先日、ある新聞販売店が保管している商取引に関する資料を見る機会があった。驚いたことに、通常の「押し紙」のほかに、「補正」という口実で、さらに「押し紙」を上乗せしていたことが分かった。裁判を起こせば、まず勝訴できる案件だった。「補正」を口実とした請求に対する疑義は、実は複数の店から口答で筆者のところへ寄せられていたが、このたび書類で確認することができた。スポーツ紙でも、「押し紙」が行われていた。

他の販売店では、英字紙の「押し紙」も確認できた。

このところ販売店からの裁判に関する問い合わせが筆者のもとに増えている。
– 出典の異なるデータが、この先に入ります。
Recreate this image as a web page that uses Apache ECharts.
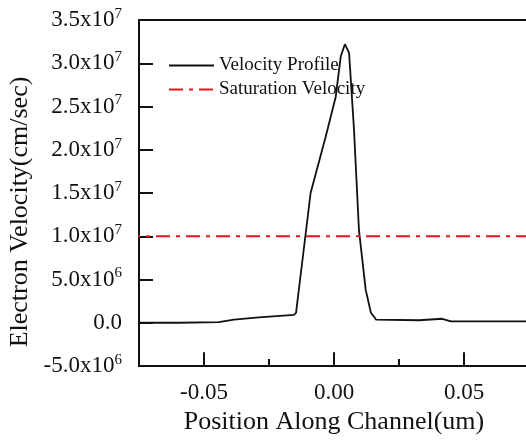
<!DOCTYPE html>
<html>
<head>
<meta charset="utf-8">
<script src="https://cdn.jsdelivr.net/npm/echarts@6/dist/echarts.min.js"></script>
<style>
  html, body { margin: 0; padding: 0; background: #fff; }
  #chart { width: 526px; height: 440px; }
</style>
</head>
<body>
<div id="chart"></div>
<script>
// velocity profile along the channel (position in um, velocity in cm/sec)
const profileX = [-0.080, -0.0597, -0.0443, -0.0385, -0.0289, -0.0154, -0.0146, -0.0090, -0.0032, 0.00065, 0.0026, 0.0042, 0.0058, 0.0077, 0.0096, 0.0122, 0.0142, 0.0154, 0.0162, 0.0327, 0.0416, 0.0450, 0.080];
const profileY = [0, 0, 0.8e5, 3.5e5, 6.3e5, 9.2e5, 1.15e6, 1.50e7, 2.15e7, 2.61e7, 3.08e7, 3.22e7, 3.12e7, 2.23e7, 1.07e7, 3.8e6, 1.15e6, 6.9e5, 3.5e5, 2.9e5, 4.6e5, 1.7e5, 1.5e5];

const satX = [-0.080, 0.080];
const satValue = 1.0e7;

const xMajorTicks = [-0.05, 0, 0.05];
const xMin = -0.075;
const xMax = 0.075;
const xStep = 0.025;
const yMin = -5e6;
const yMax = 3.5e7;
const yStep = 5e6;
// long ticks at labelled x positions reach this far up from the bottom (data units)
const majorTickReach = 1.6e6;

const FONT = "Liberation Serif";
const INK = "#111";

function yLabel(v) {
  if (v === 0) return "{m|0.0}";
  const e = Math.floor(Math.log10(Math.abs(v)) + 1e-9);
  const m = v / Math.pow(10, e);
  return "{m|" + m.toFixed(1) + "x10}{e|" + e + "}";
}

const chart = echarts.init(document.getElementById("chart"), null, { renderer: "canvas" });

chart.setOption({
  animation: false,
  backgroundColor: "#fff",
  grid: {
    left: 139,
    top: 20,
    bottom: 74,
    right: -3,
    containLabel: false,
    outerBoundsMode: "none",
    show: true,
    borderColor: INK,
    borderWidth: 2,
  },
  legend: {
    orient: "vertical",
    left: 168,
    top: 56,
    padding: 0,
    itemWidth: 45,
    itemHeight: 14,
    itemGap: 5,
    itemStyle: { opacity: 0 },
    textStyle: { fontFamily: FONT, fontSize: 19, color: INK },
    data: ["Velocity Profile", "Saturation Velocity"],
  },
  xAxis: {
    type: "value",
    min: xMin,
    max: xMax,
    interval: xStep,
    name: "Position Along Channel(um)",
    nameLocation: "middle",
    nameGap: 36,
    nameTextStyle: { fontFamily: FONT, fontSize: 26, color: INK },
    axisLine: { show: true, onZero: false, lineStyle: { color: INK, width: 2 } },
    axisTick: { inside: true, length: 7, lineStyle: { color: INK, width: 2 } },
    axisLabel: {
      customValues: xMajorTicks,
      margin: 15,
      fontFamily: FONT,
      fontSize: 23,
      color: INK,
      formatter: (v) => v.toFixed(2),
    },
    splitLine: { show: false },
  },
  yAxis: {
    type: "value",
    min: yMin,
    max: yMax,
    interval: yStep,
    name: "Electron Velocity(cm/sec)",
    nameLocation: "middle",
    nameGap: 104,
    nameTextStyle: { fontFamily: FONT, fontSize: 26, color: INK, padding: [0, 38, 0, 0] },
    axisLine: { show: true, onZero: false, lineStyle: { color: INK, width: 2 } },
    axisTick: { inside: true, length: 14, lineStyle: { color: INK, width: 2 } },
    axisLabel: {
      margin: 17,
      formatter: yLabel,
      rich: {
        m: { fontFamily: FONT, fontSize: 23, color: INK },
        e: { fontFamily: FONT, fontSize: 15, color: INK, padding: [0, 0, 12, 0] },
      },
    },
    splitLine: { show: false },
  },
  series: [
    {
      name: "Velocity Profile",
      type: "line",
      symbol: "none",
      smooth: false,
      color: INK,
      lineStyle: { color: INK, width: 1.8 },
      data: profileX.map((x, i) => [x, profileY[i]]),
      markLine: {
        silent: true,
        symbol: "none",
        label: { show: false },
        lineStyle: { color: INK, width: 2, type: "solid" },
        data: xMajorTicks.map((x) => [{ coord: [x, yMin] }, { coord: [x, yMin + majorTickReach] }]),
      },
    },
    {
      name: "Saturation Velocity",
      type: "line",
      symbol: "none",
      color: "#e3141b",
      lineStyle: { color: "#e3141b", width: 2, type: [14, 6, 4, 6] },
      data: satX.map((x) => [x, satValue]),
    },
  ],
});
</script>
</body>
</html>
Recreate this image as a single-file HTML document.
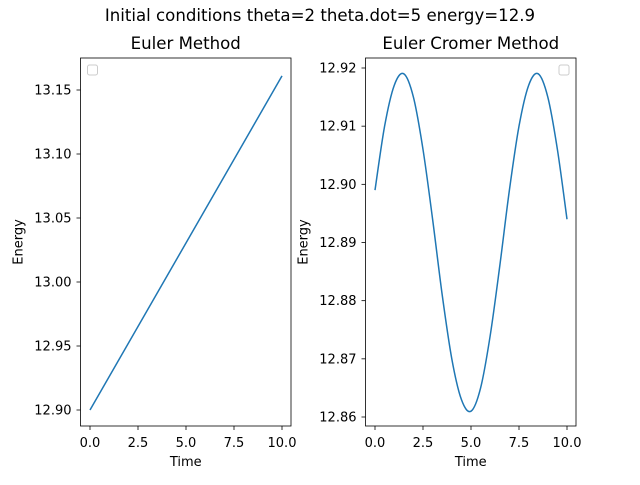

提訴した場合、勝算はあるかという問い合わせである。

勝算があるかどうかは、最終的には弁護士が書類(販売店が保管している商取引に関する書類)を確認してみなくては分からないが、少なくとも販売店に有利な状況が生まれはじめていることだけは間違いない。ここ数年の間に起こされた「押し紙」訴訟は、いずれも販売店側の和解勝訴というかたちで終わっている。和解条件が非公開であり、被害者である販売店の希望を受け入れて、メディア黒書で報じていないだけで、実は、勝訴の流れは生まれている。

ただ、審理の中では従来どおりに、①販売店サイドが「押し紙」を断った証拠を持っているかどうかが争点になる。しかし、この議論はまったく意味がない。

新聞社は、「販売店が過剰な新聞を注文することを承知していた」とか、「販売店が注文部数を減らすように通知しなかった」などと主張してくる。だから残紙は、「押し紙」には該当しないと。

しかし、独禁法の新聞特殊指定でいう「注文部数」とは、「実配部数+予備紙」のことで、それを超える部数は、情け容赦なく機械的に「押し紙」と定義されている。販売店が「過剰な新聞の注文を承知していた」というのは、理由にならない。特殊指定でいう注文数の定義は、優越的地位の濫用を避けるために、一般の商品とは区別されているのだ。

新聞社は、このような事情を知っているので、過剰になった新聞をすべて「予備紙」と定義するようになり、「押し紙」裁判になると、「『実配部数+予備紙』を注文部数とする新聞特殊指定には抵触していない」という詭弁を展開する。しかし、彼らのいう「予備紙」は、定期的にトラックで大量回収されており、この事実こそが、「予備紙」としては使われていないことを物語っている。従って残紙は、ほぼ全部が「押し紙」という事になる。

独禁法の新聞特殊指定に抵触している事実こそを問題視すべきなのだ。

◇早めに弁護士に相談を

販売店主の自殺は、相変わらず後を絶たない。最近、小田原市でも従業員の自殺があった。

「押し紙」で販売店を廃業する前に弁護士に相談するほうがかしこい。早ければ早いほど被害は少なくなる。

販売店を廃業するにしろ、再出発の際に借金を背負って再出発するのと、たとえ1000万円でも、2000万円でも損害を取り戻してから再出発するのでは、大きな違いがある。